* YOUR INSTRUCTIONS
Transcribe the material exactly. Images do not belong in the copy.

* DATA SHOWN
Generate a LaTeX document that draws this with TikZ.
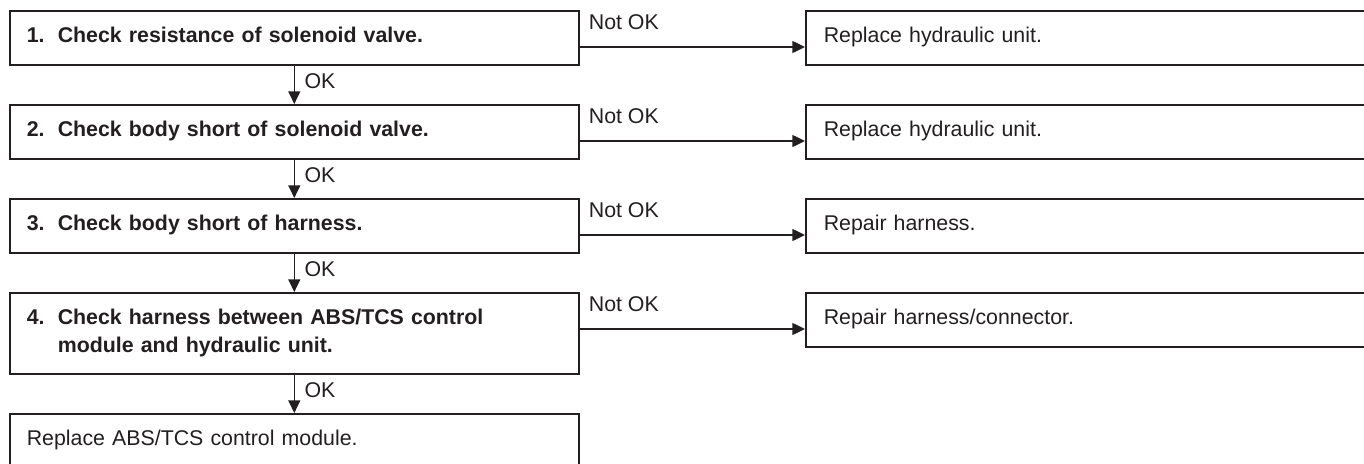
\documentclass[tikz,border=0pt]{standalone}
\usepackage{fontspec}
\setmainfont{Liberation Sans}
\usetikzlibrary{arrows.meta}
\definecolor{ink}{HTML}{231F20}
\begin{document}
\begin{tikzpicture}[x=0.75pt,y=-0.75pt,
  every node/.style={text=ink},
  boxbase/.style={draw=ink, line width=1.2pt, rectangle, anchor=north west,
    inner ysep=0pt, align=left, font=\fontsize{16}{21}\selectfont},
  lbox/.style={boxbase, inner xsep=12.75pt, text width=401.25pt,
    minimum height=40.5pt, font=\fontsize{16}{21}\selectfont\bfseries},
  endbox/.style={boxbase, inner xsep=12.75pt, text width=401.25pt,
    minimum height=40.5pt},
  rbox/.style={boxbase, inner xsep=13.5pt, text width=393.75pt,
    minimum height=40.5pt},
  one/.style={text height=11.25pt, text depth=3.75pt},
  arr/.style={draw=ink, line width=1pt, -{Triangle[length=9.5pt,width=9pt]}},
  lab/.style={anchor=base west, inner sep=0pt, font=\fontsize{16}{21}\selectfont}]
\useasboundingbox (0,0) rectangle (1364,464);
\clip (0,0) rectangle (1364,464);
\fill[white] (0,0) rectangle (1364,464);

% left column
\node[lbox, one] (L1) at (9,10) {\makebox[23.25pt][l]{1.}Check resistance of solenoid valve.};
\node[lbox, one] (L2) at (9,104) {\makebox[23.25pt][l]{2.}Check body short of solenoid valve.};
\node[lbox, one] (L3) at (9,198) {\makebox[23.25pt][l]{3.}Check body short of harness.};
\node[lbox, minimum height=60.75pt] (L4) at (9,292) {\makebox[23.25pt][l]{4.}Check harness between ABS/TCS control\\\hspace*{23.25pt}module and hydraulic unit.};
\node[endbox, one] (L5) at (9,413) {Replace ABS/TCS control module.};

% right column
\node[rbox, one] (R1) at (805,10) {Replace hydraulic unit.};
\node[rbox, one] (R2) at (805,104) {Replace hydraulic unit.};
\node[rbox, one] (R3) at (805,198) {Repair harness.};
\node[rbox, one] (R4) at (805,292) {Repair harness/connector.};

% vertical OK arrows
\draw[arr] (L1.south) -- (L2.north);
\draw[arr] (L2.south) -- (L3.north);
\draw[arr] (L3.south) -- (L4.north);
\draw[arr] (L4.south) -- (L5.north);
\node[lab] (ok1) at ([xshift=7.5pt,yshift=-17.25pt]L1.south) {OK};
\node[lab] (ok2) at ([xshift=7.5pt,yshift=-17.25pt]L2.south) {OK};
\node[lab] (ok3) at ([xshift=7.5pt,yshift=-17.25pt]L3.south) {OK};
\node[lab] (ok4) at ([xshift=7.5pt,yshift=-17.25pt]L4.south) {OK};

% horizontal Not OK arrows
\coordinate (a1) at (L1.north east |- 0,47);
\coordinate (a2) at (L2.north east |- 0,141);
\coordinate (a3) at (L3.north east |- 0,235);
\coordinate (a4) at (L4.north east |- 0,329);
\draw[arr] (a1) -- (a1 -| R1.west);
\draw[arr] (a2) -- (a2 -| R2.west);
\draw[arr] (a3) -- (a3 -| R3.west);
\draw[arr] (a4) -- (a4 -| R4.west);
\node[lab] (n1) at ([xshift=6.75pt,yshift=-14.25pt]L1.north east) {Not OK};
\node[lab] (n2) at ([xshift=6.75pt,yshift=-14.25pt]L2.north east) {Not OK};
\node[lab] (n3) at ([xshift=6.75pt,yshift=-14.25pt]L3.north east) {Not OK};
\node[lab] (n4) at ([xshift=6.75pt,yshift=-14.25pt]L4.north east) {Not OK};
\end{tikzpicture}
\end{document}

* RESPONSE TO THE EXERCISE
Generate a LaTeX document that draws this with TikZ.
\documentclass[tikz,border=0pt]{standalone}
\usepackage{fontspec}
\setmainfont{Liberation Sans}
\usetikzlibrary{arrows.meta}
\definecolor{ink}{HTML}{231F20}
\begin{document}
\begin{tikzpicture}[x=0.75pt,y=-0.75pt,
  every node/.style={text=ink},
  boxbase/.style={draw=ink, line width=1.2pt, rectangle, anchor=north west,
    inner ysep=0pt, align=left, font=\fontsize{16}{21}\selectfont},
  lbox/.style={boxbase, inner xsep=12.75pt, text width=401.25pt,
    minimum height=40.5pt, font=\fontsize{16}{21}\selectfont\bfseries},
  endbox/.style={boxbase, inner xsep=12.75pt, text width=401.25pt,
    minimum height=40.5pt},
  rbox/.style={boxbase, inner xsep=13.5pt, text width=393.75pt,
    minimum height=40.5pt},
  one/.style={text height=11.25pt, text depth=3.75pt},
  arr/.style={draw=ink, line width=1pt, -{Triangle[length=9.5pt,width=9pt]}},
  lab/.style={anchor=base west, inner sep=0pt, font=\fontsize{16}{21}\selectfont}]
\useasboundingbox (0,0) rectangle (1364,464);
\clip (0,0) rectangle (1364,464);
\fill[white] (0,0) rectangle (1364,464);

% left column
\node[lbox, one] (L1) at (9,10) {\makebox[23.25pt][l]{1.}Check resistance of solenoid valve.};
\node[lbox, one] (L2) at (9,104) {\makebox[23.25pt][l]{2.}Check body short of solenoid valve.};
\node[lbox, one] (L3) at (9,198) {\makebox[23.25pt][l]{3.}Check body short of harness.};
\node[lbox, minimum height=60.75pt] (L4) at (9,292) {\makebox[23.25pt][l]{4.}Check harness between ABS/TCS control\\\hspace*{23.25pt}module and hydraulic unit.};
\node[endbox, one] (L5) at (9,413) {Replace ABS/TCS control module.};

% right column
\node[rbox, one] (R1) at (805,10) {Replace hydraulic unit.};
\node[rbox, one] (R2) at (805,104) {Replace hydraulic unit.};
\node[rbox, one] (R3) at (805,198) {Repair harness.};
\node[rbox, one] (R4) at (805,292) {Repair harness/connector.};

% vertical OK arrows
\draw[arr] (L1.south) -- (L2.north);
\draw[arr] (L2.south) -- (L3.north);
\draw[arr] (L3.south) -- (L4.north);
\draw[arr] (L4.south) -- (L5.north);
\node[lab] (ok1) at ([xshift=7.5pt,yshift=-17.25pt]L1.south) {OK};
\node[lab] (ok2) at ([xshift=7.5pt,yshift=-17.25pt]L2.south) {OK};
\node[lab] (ok3) at ([xshift=7.5pt,yshift=-17.25pt]L3.south) {OK};
\node[lab] (ok4) at ([xshift=7.5pt,yshift=-17.25pt]L4.south) {OK};

% horizontal Not OK arrows
\coordinate (a1) at (L1.north east |- 0,47);
\coordinate (a2) at (L2.north east |- 0,141);
\coordinate (a3) at (L3.north east |- 0,235);
\coordinate (a4) at (L4.north east |- 0,329);
\draw[arr] (a1) -- (a1 -| R1.west);
\draw[arr] (a2) -- (a2 -| R2.west);
\draw[arr] (a3) -- (a3 -| R3.west);
\draw[arr] (a4) -- (a4 -| R4.west);
\node[lab] (n1) at ([xshift=6.75pt,yshift=-14.25pt]L1.north east) {Not OK};
\node[lab] (n2) at ([xshift=6.75pt,yshift=-14.25pt]L2.north east) {Not OK};
\node[lab] (n3) at ([xshift=6.75pt,yshift=-14.25pt]L3.north east) {Not OK};
\node[lab] (n4) at ([xshift=6.75pt,yshift=-14.25pt]L4.north east) {Not OK};
\end{tikzpicture}
\end{document}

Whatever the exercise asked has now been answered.